Ausgehend vom festgestellten Sachverhalt ist die rechtliche Beurteilung des Berufungsgerichtes, daß die von der Klägerin für die notwendigen Dienstleistungen üblicherweise aufzuwendenden Kosten nicht annähernd so hoch sind wie der begehrte Hilflosenzuschuß (vgl SSV-NF 1/46 uva) und daher ein Anspruch darauf nicht besteht, zutreffend (§ 48 ASGG). Insgesamt kommt auch der erkennende Senat innerhalb des ihm eingeräumten Ermessens (vgl SSV-NF 3/72; zuletzt 18.9.1990, 10 Ob S 254/90) zu diesem Ergebnis. Ergänzend sei den Revisionsausführungen folgendes entgegengehalten:
Was die Bedienung des holzbeheizten Badeofens betrifft, so ist nicht davon auszugehen, die Klägerin müsse täglich baden (vgl SSV-NF 2/12); eine Ganzkörperreinigung kann im allgemeinen auch auf eine andere Weise vorgenommen werden. Die Ausführungen des Berufungsgerichtes sind auch nicht so zu verstehen, daß es dem Standard eines "wohlhabenden" Pensionisten entsprechen würde, einen holzbeheizten Badeofen ganzjährige (täglich) in Betrieb zu halten.

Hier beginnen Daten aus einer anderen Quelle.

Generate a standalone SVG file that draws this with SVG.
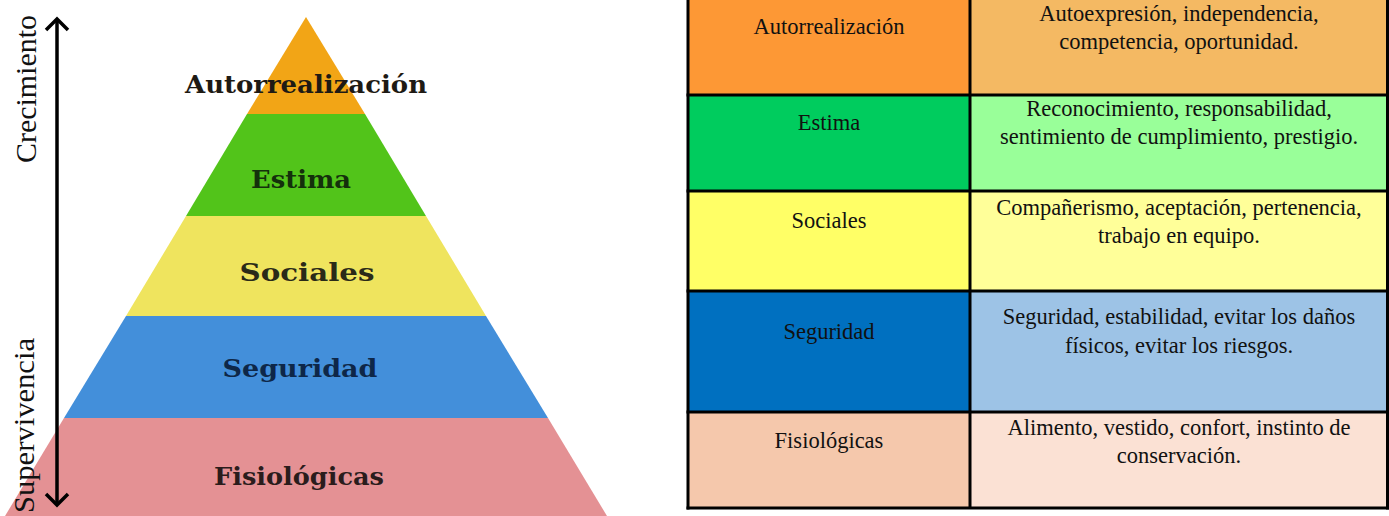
<svg xmlns="http://www.w3.org/2000/svg" width="1389" height="516" viewBox="0 0 1389 516">
<defs>
<style>
.pl{font-family:"DejaVu Serif","Liberation Serif",serif;font-weight:bold;font-size:25px;text-anchor:middle}
.side{font-family:"Liberation Serif","DejaVu Serif",serif;font-size:30px;fill:#111}
.tl{font-family:"Liberation Serif","DejaVu Serif",serif;font-size:22.5px;fill:#111;text-anchor:middle}
.ar{fill:none;stroke:#000;stroke-width:3.5;stroke-linecap:butt}
.grid{stroke:#000;stroke-width:3;fill:none}
</style>
</defs>
<rect width="1389" height="516" fill="#ffffff"/>

<g id="pyramid">
<g id="p-autorrealizacion">
<polygon points="306,17 365,114 247,114" fill="#f2a516"/>
<text class="pl" x="306" y="93" fill="#1e1a14" textLength="242" lengthAdjust="spacingAndGlyphs">Autorrealización</text>
</g>
<g id="p-estima">
<polygon points="247,114 365,114 426,216 186,216" fill="#52c41a"/>
<text class="pl" x="301" y="188" fill="#14300c" textLength="100" lengthAdjust="spacingAndGlyphs">Estima</text>
</g>
<g id="p-sociales">
<polygon points="186,216 426,216 486,316 126,316" fill="#efe45e"/>
<text class="pl" x="307" y="281" fill="#2a2a18" textLength="135" lengthAdjust="spacingAndGlyphs">Sociales</text>
</g>
<g id="p-seguridad">
<polygon points="126,316 486,316 548,418 64,418" fill="#438fda"/>
<text class="pl" x="300" y="377" fill="#0e2748" textLength="155" lengthAdjust="spacingAndGlyphs">Seguridad</text>
</g>
<g id="p-fisiologicas">
<polygon points="64,418 548,418 607,516 5,516" fill="#e49194"/>
<text class="pl" x="299" y="485" fill="#2a1c1c" textLength="170" lengthAdjust="spacingAndGlyphs">Fisiológicas</text>
</g>
</g>

<g id="connectors">
<line class="ar" x1="57" y1="19" x2="57" y2="505"/>
<polyline class="ar" points="46,30 57,19 68,30"/>
<polyline class="ar" points="46,494 57,505 68,494"/>
</g>

<g id="axis-labels">
<text class="side" transform="translate(36,163) rotate(-90)" textLength="148" lengthAdjust="spacingAndGlyphs">Crecimiento</text>
<text class="side" transform="translate(34,338) rotate(-90)" text-anchor="end" textLength="175" lengthAdjust="spacingAndGlyphs">Supervivencia</text>
</g>

<g id="table">
<g id="t-row1">
<rect x="688" y="0" width="282" height="95" fill="#fd9835"/>
<rect x="970" y="0" width="418" height="95" fill="#f4b963"/>
<text class="tl" x="829" y="34">Autorrealización</text>
<text class="tl" x="1179" y="21">Autoexpresión, independencia,</text>
<text class="tl" x="1179" y="49">competencia, oportunidad.</text>
</g>
<g id="t-row2">
<rect x="688" y="95" width="282" height="96" fill="#00cc5e"/>
<rect x="970" y="95" width="418" height="96" fill="#99ff99"/>
<text class="tl" x="829" y="130">Estima</text>
<text class="tl" x="1179" y="116">Reconocimiento, responsabilidad,</text>
<text class="tl" x="1179" y="144">sentimiento de cumplimiento, prestigio.</text>
</g>
<g id="t-row3">
<rect x="688" y="191" width="282" height="100" fill="#ffff66"/>
<rect x="970" y="191" width="418" height="100" fill="#ffff99"/>
<text class="tl" x="829" y="228">Sociales</text>
<text class="tl" x="1179" y="215">Compañerismo, aceptación, pertenencia,</text>
<text class="tl" x="1179" y="243">trabajo en equipo.</text>
</g>
<g id="t-row4">
<rect x="688" y="291" width="282" height="121" fill="#0070c0"/>
<rect x="970" y="291" width="418" height="121" fill="#9dc3e6"/>
<text class="tl" x="829" y="339">Seguridad</text>
<text class="tl" x="1179" y="324">Seguridad, estabilidad, evitar los daños</text>
<text class="tl" x="1179" y="353">físicos, evitar los riesgos.</text>
</g>
<g id="t-row5">
<rect x="688" y="412" width="282" height="96" fill="#f5c8ac"/>
<rect x="970" y="412" width="418" height="96" fill="#fbe1d4"/>
<text class="tl" x="829" y="448">Fisiológicas</text>
<text class="tl" x="1179" y="435">Alimento, vestido, confort, instinto de</text>
<text class="tl" x="1179" y="463">conservación.</text>
</g>
<g id="t-grid" class="grid">
<line x1="688" y1="0" x2="688" y2="509.5"/>
<line x1="970" y1="0" x2="970" y2="508"/>
<line x1="1387.5" y1="0" x2="1387.5" y2="509.5"/>
<line x1="686.5" y1="95" x2="1389" y2="95"/>
<line x1="686.5" y1="191" x2="1389" y2="191"/>
<line x1="686.5" y1="291" x2="1389" y2="291"/>
<line x1="686.5" y1="412" x2="1389" y2="412"/>
<line x1="686.5" y1="508" x2="1389" y2="508"/>
</g>
</g>
</svg>
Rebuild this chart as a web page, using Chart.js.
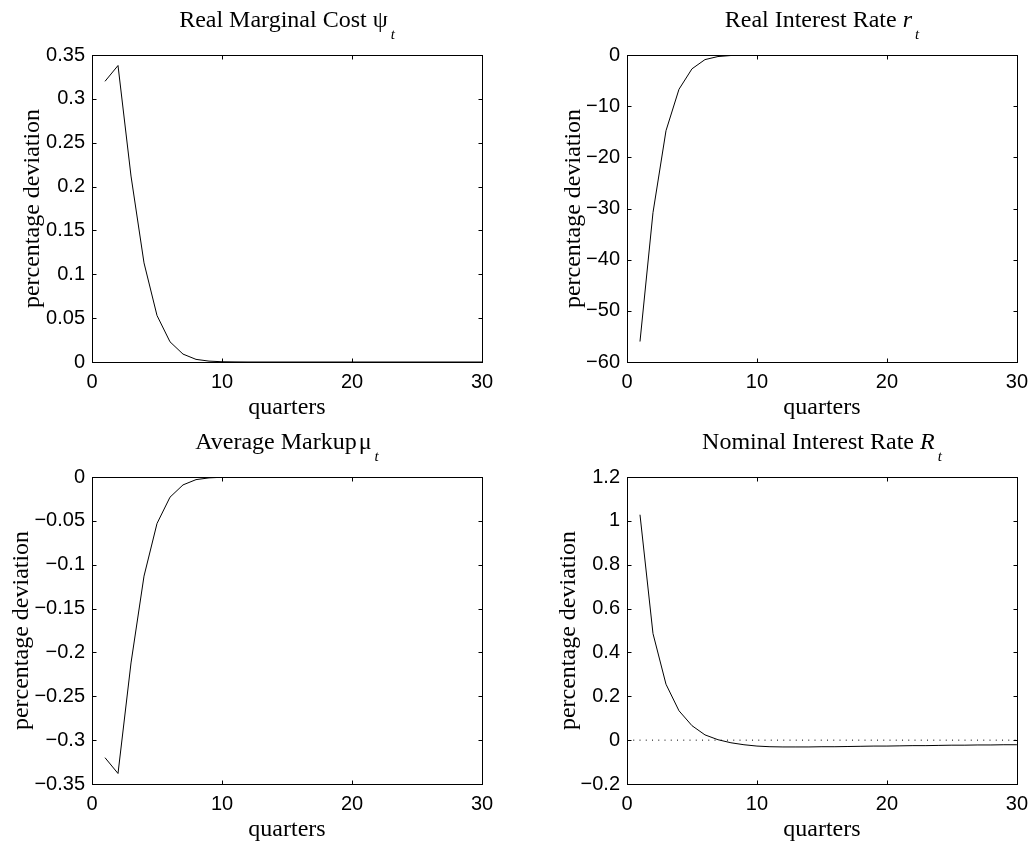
<!DOCTYPE html>
<html>
<head>
<meta charset="utf-8">
<script src="https://cdn.jsdelivr.net/npm/chart.js@4.4.1/dist/chart.umd.min.js"></script>
<style>
  html, body { margin: 0; padding: 0; background: #fff; }
  .panel { position: absolute; }
</style>
</head>
<body>
<div class="panel" style="left:0;top:0"><canvas id="c1" width="518" height="425"></canvas></div>
<div class="panel" style="left:518px;top:0"><canvas id="c2" width="518" height="425"></canvas></div>
<div class="panel" style="left:0;top:425px"><canvas id="c3" width="518" height="422"></canvas></div>
<div class="panel" style="left:518px;top:425px"><canvas id="c4" width="518" height="422"></canvas></div>
<script>
// quarters after the shock
const quarters = [1, 2, 3, 4, 5, 6, 7, 8, 9, 10, 11, 12, 13, 14, 15,
  16, 17, 18, 19, 20, 21, 22, 23, 24, 25, 26, 27, 28, 29, 30];

// real marginal cost psi_t
const marginalCost = [0.320, 0.338, 0.212, 0.113, 0.053, 0.023, 0.009, 0.003, 0.001, 0.0003,
  0.0001, 0, 0, 0, 0, 0, 0, 0, 0, 0, 0, 0, 0, 0, 0, 0, 0, 0, 0, 0];

// real interest rate r_t
const realRate = [-56, -30.8, -14.8, -6.7, -2.7, -0.9, -0.3, -0.1, -0.04, -0.015,
  -0.005, 0, 0, 0, 0, 0, 0, 0, 0, 0, 0, 0, 0, 0, 0, 0, 0, 0, 0, 0];

// average markup mu_t
const markup = [-0.320, -0.338, -0.212, -0.113, -0.053, -0.023, -0.009, -0.003, -0.001, -0.0003,
  -0.0001, 0, 0, 0, 0, 0, 0, 0, 0, 0, 0, 0, 0, 0, 0, 0, 0, 0, 0, 0];

// nominal interest rate R_t
const nominalRate = [1.028, 0.486, 0.255, 0.134, 0.066, 0.024, 0.002, -0.012, -0.021, -0.027,
  -0.030, -0.031, -0.031, -0.031, -0.030, -0.030, -0.029, -0.028, -0.027, -0.027,
  -0.026, -0.025, -0.025, -0.024, -0.023, -0.023, -0.022, -0.022, -0.021, -0.021];

// dotted steady-state line in the last panel
const zeroLineX = [0, 30];
const zeroLineY = [0, 0];

const SERIF = '"Liberation Serif", "Times New Roman", serif';
const SANS = '"Liberation Sans", Arial, sans-serif';

function fmtTick(v) {
  return String(parseFloat(Number(v).toFixed(4))).replace('-', '\u2212');
}

function toPoints(xs, ys) {
  return xs.map((x, i) => ({x: x, y: ys[i]}));
}

// matlab style box, inward ticks and a title with subscript
const frameAndTitle = {
  id: 'frameAndTitle',
  afterDraw(chart, args, opts) {
    const {ctx, chartArea: {left, right, top, bottom}, scales: {x, y}} = chart;
    const L = Math.round(left) + 0.5, R = Math.round(right) + 0.5;
    const T = Math.round(top) + 0.5, B = Math.round(bottom) + 0.5;
    ctx.save();
    ctx.strokeStyle = '#000';
    ctx.lineWidth = 1;
    ctx.strokeRect(L, T, R - L, B - T);
    ctx.beginPath();
    x.ticks.forEach(t => {
      const px = Math.round(x.getPixelForValue(t.value)) + 0.5;
      ctx.moveTo(px, B); ctx.lineTo(px, B - 4);
      ctx.moveTo(px, T); ctx.lineTo(px, T + 4);
    });
    y.ticks.forEach(t => {
      const py = Math.round(y.getPixelForValue(t.value)) + 0.5;
      ctx.moveTo(L, py); ctx.lineTo(L + 4, py);
      ctx.moveTo(R, py); ctx.lineTo(R - 4, py);
    });
    ctx.stroke();

    // title
    const parts = opts.parts || [];
    let total = 0;
    parts.forEach(p => {
      ctx.font = p.font;
      p.w = ctx.measureText(p.text).width;
      total += p.w + (p.dx || 0);
    });
    let cx = (left + right) / 2 - total / 2;
    const base = top - 28;
    ctx.fillStyle = '#000';
    ctx.textAlign = 'left';
    ctx.textBaseline = 'alphabetic';
    parts.forEach(p => {
      cx += p.dx || 0;
      ctx.font = p.font;
      ctx.fillText(p.text, cx, base + (p.sub ? 12 : 0));
      cx += p.w;
    });
    ctx.restore();
  }
};

const mainFont = '24px ' + SERIF;
const italicFont = 'italic 24px ' + SERIF;
const subFont = 'italic 15px ' + SERIF;

function makePanel(id, cfg) {
  const datasets = [];
  if (cfg.zeroLine) {
    datasets.push({
      data: toPoints(zeroLineX, zeroLineY),
      borderColor: '#000',
      borderWidth: 1,
      borderDash: [1, 5.25],
      pointRadius: 0,
      fill: false
    });
  }
  datasets.push({
    data: toPoints(quarters, cfg.values),
    borderColor: '#000',
    borderWidth: 1,
    pointRadius: 0,
    tension: 0,
    fill: false
  });

  return new Chart(document.getElementById(id), {
    type: 'line',
    data: {datasets: datasets},
    options: {
      animation: false,
      responsive: false,
      events: [],
      layout: {padding: {top: cfg.top, right: cfg.right, left: 0, bottom: 0}},
      plugins: {
        legend: {display: false},
        tooltip: {enabled: false},
        frameAndTitle: {parts: cfg.title}
      },
      scales: {
        x: {
          type: 'linear', min: 0, max: 30,
          afterFit: s => { s.height = 63; },
          grid: {display: false, drawTicks: false},
          border: {display: false},
          ticks: {
            stepSize: 10, padding: 8, color: '#000', maxRotation: 0, autoSkip: false,
            font: {family: SANS, size: 20}, callback: fmtTick
          },
          title: {
            display: true, text: 'quarters', color: '#000',
            font: {family: SERIF, size: 24, lineHeight: 1.2},
            padding: {top: 0, bottom: 2.6}
          }
        },
        y: {
          type: 'linear', min: cfg.min, max: cfg.max,
          afterFit: s => { s.width = cfg.yWidth; },
          grid: {display: false, drawTicks: false},
          border: {display: false},
          ticks: {
            stepSize: cfg.step, padding: 7, color: '#000', autoSkip: false,
            font: {family: SANS, size: 20}, callback: fmtTick
          },
          title: {
            display: true, text: 'percentage deviation', color: '#000',
            font: {family: SERIF, size: 24, lineHeight: 1.2},
            padding: {top: cfg.yTitlePad, bottom: 0}
          }
        }
      }
    },
    plugins: [frameAndTitle]
  });
}

makePanel('c1', {
  values: marginalCost, min: 0, max: 0.35, step: 0.05,
  top: 55, right: 36, yWidth: 92, yTitlePad: 18.6,
  title: [
    {text: 'Real Marginal Cost ', font: mainFont},
    {text: '\u03c8', font: mainFont},
    {text: 't', font: subFont, sub: true, dx: 3}
  ]
});

makePanel('c2', {
  values: realRate, min: -60, max: 0, step: 10,
  top: 55, right: 19, yWidth: 109, yTitlePad: 41,
  title: [
    {text: 'Real Interest Rate ', font: mainFont},
    {text: 'r', font: italicFont},
    {text: 't', font: subFont, sub: true, dx: 3}
  ]
});

makePanel('c3', {
  values: markup, min: -0.35, max: 0, step: 0.05,
  top: 52, right: 36, yWidth: 92, yTitlePad: 7.4,
  title: [
    {text: 'Average Markup', font: mainFont},
    {text: '\u03bc', font: mainFont, dx: 2},
    {text: 't', font: subFont, sub: true, dx: 3}
  ]
});

makePanel('c4', {
  values: nominalRate, min: -0.2, max: 1.2, step: 0.2, zeroLine: true,
  top: 52, right: 19, yWidth: 109, yTitlePad: 36.6,
  title: [
    {text: 'Nominal Interest Rate ', font: mainFont},
    {text: 'R', font: italicFont},
    {text: 't', font: subFont, sub: true, dx: 3}
  ]
});
</script>
</body>
</html>
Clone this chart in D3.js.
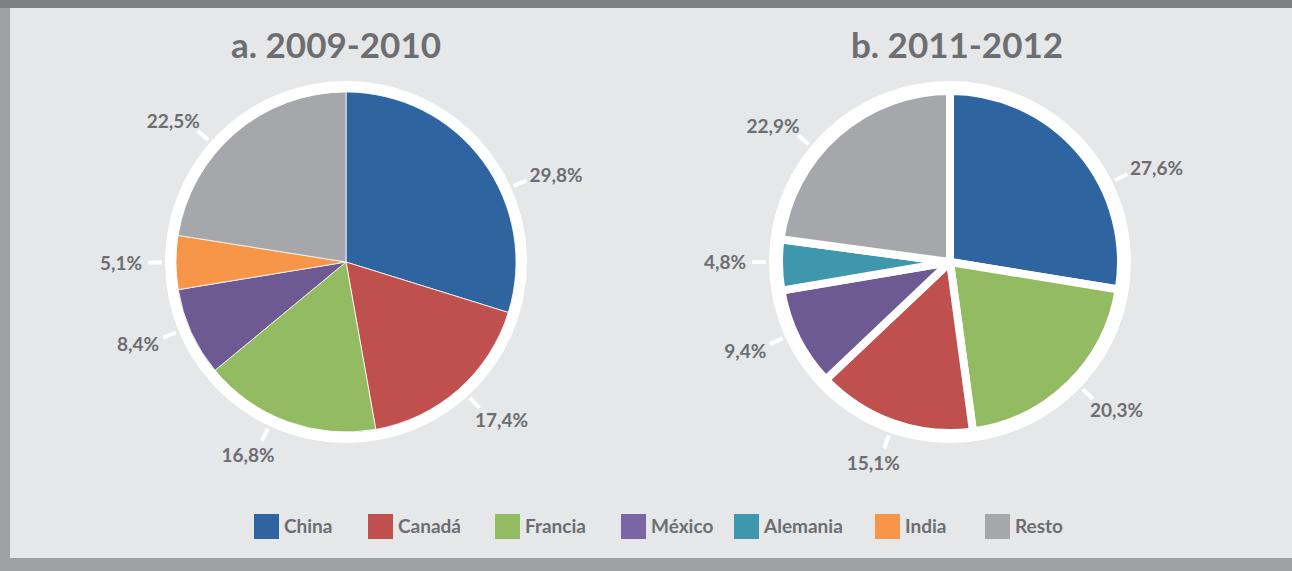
<!DOCTYPE html>
<html>
<head>
<meta charset="utf-8">
<script src="https://cdn.jsdelivr.net/npm/d3@7"></script>
<style>
  html, body { margin: 0; padding: 0; background: #e6e7e8; }
  svg { display: block; }
  text { font-family: Lato, "Open Sans", sans-serif; font-weight: 700; fill: #6d6e71; }
</style>
</head>
<body>
<svg id="chart" width="1292" height="571"></svg>
<script>
// Categories and colours
const categories = ["China", "Canadá", "Francia", "México", "Alemania", "India", "Resto"];
const colors = ["#2e64a0", "#c0504d", "#93bb62", "#6e5a93", "#3f97ae", "#f79548", "#a6a7ab"];
const legendColors = ["#2e64a0", "#c0504d", "#93bb62", "#7b66a4", "#3f97ae", "#f79548", "#a6a7ab"];

// Period a: 2009-2010 (slice order clockwise from 12 o'clock)
const titleA = "a. 2009-2010";
const sliceCatsA = ["China", "Canadá", "Francia", "México", "India", "Resto"];
const valuesA = [29.8, 17.4, 16.8, 8.4, 5.1, 22.5];
const labelsA = ["29,8%", "17,4%", "16,8%", "8,4%", "5,1%", "22,5%"];

// Period b: 2011-2012
const titleB = "b. 2011-2012";
const sliceCatsB = ["China", "Francia", "Canadá", "México", "Alemania", "Resto"];
const valuesB = [27.6, 20.3, 15.1, 9.4, 4.8, 22.9];
const labelsB = ["27,6%", "20,3%", "15,1%", "9,4%", "4,8%", "22,9%"];

// Leader-line angle nudges (degrees) so labels clear each other
const nudgeA = [12, -1, 5, 2, 0, -8];
const nudgeB = [14, -2, 0, 2, 1, -9];

const svg = d3.select("#chart");
const W = 1292, H = 571;

// Frame
svg.append("rect").attr("x", 0).attr("y", 0).attr("width", W).attr("height", H).attr("fill", "#e6e7e8");
svg.append("rect").attr("x", 0).attr("y", 0).attr("width", W).attr("height", 8).attr("fill", "#7f8084");
svg.append("rect").attr("x", 0).attr("y", 8).attr("width", 10).attr("height", H - 8).attr("fill", "#a0a1a4");
svg.append("rect").attr("x", 0).attr("y", 558).attr("width", W).attr("height", H - 558).attr("fill", "#a0a1a4");

const colorScale = d3.scaleOrdinal().domain(categories).range(colors);

function drawPie(cx, cy, title, titleX, cats, values, labels, nudge, gap) {
  const g = svg.append("g").attr("transform", `translate(${cx},${cy})`);
  const rIn = 170;
  const pie = d3.pie().sort(null).value(d => d.v);
  const data = pie(cats.map((c, i) => ({ c, v: values[i], label: labels[i], nudge: nudge[i] })));

  // White outer ring
  g.append("circle").attr("r", 181).attr("fill", "#ffffff");

  const arc = d3.arc().innerRadius(0).outerRadius(gap ? 171 : rIn);
  g.selectAll("path.slice").data(data).join("path")
    .attr("class", "slice")
    .attr("d", arc)
    .attr("fill", d => colorScale(d.data.c))
    .attr("stroke", "#ffffff")
    .attr("stroke-width", gap ? 8 : 0.8)
    .attr("stroke-linejoin", "round");

  // Leader ticks and percentage labels
  data.forEach(d => {
    const a = (d.startAngle + d.endAngle) / 2 + d.data.nudge * Math.PI / 180;
    const s = Math.sin(a), c = -Math.cos(a);
    g.append("line")
      .attr("x1", s * 184).attr("y1", c * 184)
      .attr("x2", s * 198).attr("y2", c * 198)
      .attr("stroke", "#ffffff").attr("stroke-width", 4);
    const t = g.append("text")
      .attr("text-anchor", "middle")
      .attr("dominant-baseline", "central")
      .attr("font-size", 19)
      .text(d.data.label);
    const bb = t.node().getBBox();
    const px = s * 204 + s * bb.width / 2;
    const py = c * 204 + c * 9;
    t.attr("x", px).attr("y", py);
  });

  svg.append("text")
    .attr("x", titleX).attr("y", 58)
    .attr("text-anchor", "middle")
    .attr("font-size", 35)
    .text(title);
}

drawPie(346, 262, titleA, 336, sliceCatsA, valuesA, labelsA, nudgeA, false);
drawPie(950, 262, titleB, 957, sliceCatsB, valuesB, labelsB, nudgeB, true);

// Legend
const legendX = [254, 368, 495, 621, 734, 875, 985];
const legend = svg.append("g");
categories.forEach((c, i) => {
  legend.append("rect")
    .attr("x", legendX[i]).attr("y", 514)
    .attr("width", 25).attr("height", 25)
    .attr("fill", legendColors[i]);
  legend.append("text")
    .attr("x", legendX[i] + 30).attr("y", 533)
    .attr("font-size", 19)
    .text(c);
});
</script>
</body>
</html>
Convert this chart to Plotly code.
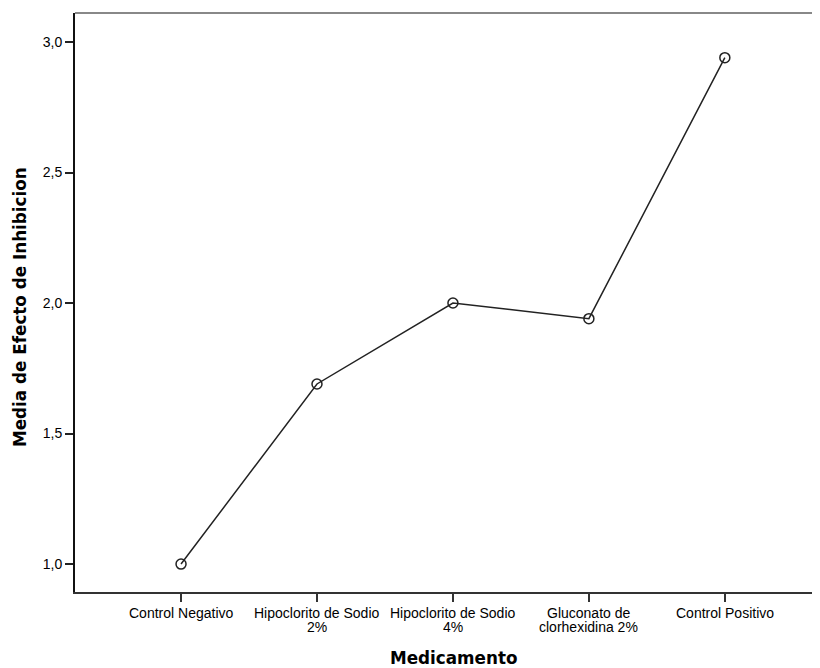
import plotly.graph_objects as go

line1 = ["Control Negativo", "Hipoclorito de Sodio", "Hipoclorito de Sodio",
         "Gluconato de", "Control Positivo"]
line2 = ["", "2%", "4%", "clorhexidina 2%", ""]
means = [1.0, 1.69, 2.0, 1.94, 2.94]
y_ticks = [1.0, 1.5, 2.0, 2.5, 3.0]
x_title = "Medicamento"
y_title = "Media de Efecto de Inhibicion"

x_idx = list(range(len(line1)))
# page body has an 8px margin; figure is sized to fit the window
W, H = 812, 660
ML, MT, MB = 67, 5, 76
PLOT_H = H - MT - MB
PLOT_W = W - ML

fig = go.Figure()
fig.add_trace(go.Scatter(
    x=x_idx, y=means, mode="lines+markers",
    line=dict(color="#222222", width=1.5),
    marker=dict(symbol="circle-open", size=10, color="#222222", line=dict(width=1.5)),
    showlegend=False, hoverinfo="skip"))

fig.update_layout(
    width=W, height=H,
    margin=dict(l=ML, r=0, t=MT, b=MB, autoexpand=False),
    paper_bgcolor="white", plot_bgcolor="white",
    separators=",.",
    font=dict(family="Liberation Sans, Arial, sans-serif", color="#000000", size=14),
    xaxis=dict(
        range=[-0.78, 4.70], automargin=False,
        tickmode="array", tickvals=x_idx, ticktext=[""] * len(x_idx),
        ticks="outside", ticklen=8, tickwidth=2, tickcolor="#333333",
        showline=True, linecolor="#333333", linewidth=2,
        showgrid=False, zeroline=False,
    ),
    yaxis=dict(
        range=[0.893, 3.111], automargin=False,
        tickmode="array", tickvals=y_ticks, tickformat=".1f",
        ticks="outside", ticklen=8, tickwidth=2, tickcolor="#222222",
        ticklabelstandoff=0,
        showline=True, linecolor="#111111", linewidth=2,
        showgrid=False, zeroline=False,
        tickfont=dict(size=14, family="Liberation Sans, Arial, sans-serif"),
    ),
)

# category labels (two lines each, tight spacing)
for xi, a, b in zip(x_idx, line1, line2):
    fig.add_annotation(x=xi, xref="x", y=-21 / PLOT_H, yref="paper",
                       text=a, showarrow=False, xanchor="center", yanchor="middle",
                       font=dict(size=14))
    if b:
        fig.add_annotation(x=xi, xref="x", y=-35 / PLOT_H, yref="paper",
                           text=b, showarrow=False, xanchor="center", yanchor="middle",
                           font=dict(size=14))

fig.add_annotation(x=379 / PLOT_W, xref="paper", y=-66 / PLOT_H, yref="paper",
                   text="<b>%s</b>" % x_title, showarrow=False,
                   xanchor="center", yanchor="middle",
                   font=dict(size=16.8, family="DejaVu Sans, sans-serif"))
fig.add_annotation(x=-55 / PLOT_W, xref="paper", y=1 - 294 / PLOT_H, yref="paper",
                   text="<b>%s</b>" % y_title, showarrow=False, textangle=-90,
                   xanchor="center", yanchor="middle",
                   font=dict(size=16.8, family="DejaVu Sans, sans-serif"))

fig.add_shape(type="line", xref="paper", yref="paper", x0=0, x1=1, y0=1, y1=1,
              line=dict(color="#888888", width=2))

fig.write_html("out.html")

Was das Ausmaß der notwendigen Hilfeleistungen betrifft, so wurde zwar festgestellt, daß wegen der Herzerkrankung der Klägerin täglich einmal eine Person bei ihr Nachschau halten muß, doch kann dieses "Nachschauhalten" nicht dem Begriff "ständige Wartung und Hilfe" unterstellt werden: wie der erkennende Senat bereits ausgesprochen hat, handelt es sich dabei um eine Maßnahme zur Abwendung der bei Anfällen möglichen gesundheitlichen Schäden durch ständige oder auch nur gelegentliche Beobachtung des Anfallgefährdeten. Dazu ist aber der Hilflosenzuschuß, der keine Gefährdungszulage ist, nicht gedacht (SSV-NF 4/42 mwN). Damit scheidet ein täglicher Bedarf nach Wartung und Hilfe aus der Betrachtung aus. Wenn die Revisionswerberin schließlich auf die Versicherungspflicht der Hilfskräfte verweist, kann ihr auch insoweit nicht gefolgt werden. Hilfspersonen mit einer als geringfügig anzusehenden Beschäftigung
(Entgelt - 1990 - höchstens 2.658,- S monatlich) sind nämlich gemäß § 5 Abs 1 Z 2, Abs 2 ASVG von der Vollversicherung ausgenommen; die allenfalls gemäß § 7 Z 3 lit a ASVG bestehende Teilversicherung in der Unfallversicherng wurde aber vom Berufungsgericht ohnehin berücksichtigt. Da die Kosten, welche durch die der Klägerin zu leistende Wartung und Hilfe entstehen, auch dann geringer sind als der begehrte (Höchstsatz) Hilflosenzuschuß, wenn man die gemäß § 105 ASVG gebührenden Sonderzahlungen nicht berücksichtigt, muß auf die in der Revision hiezu enthaltenen Ausführungen nicht weiter eingegangen werden.
Der Revision war daher ein Erfolg zu versagen.
Die Kostenentscheidung beruht auf § 77 Abs 1 Z 2 lit b ASGG.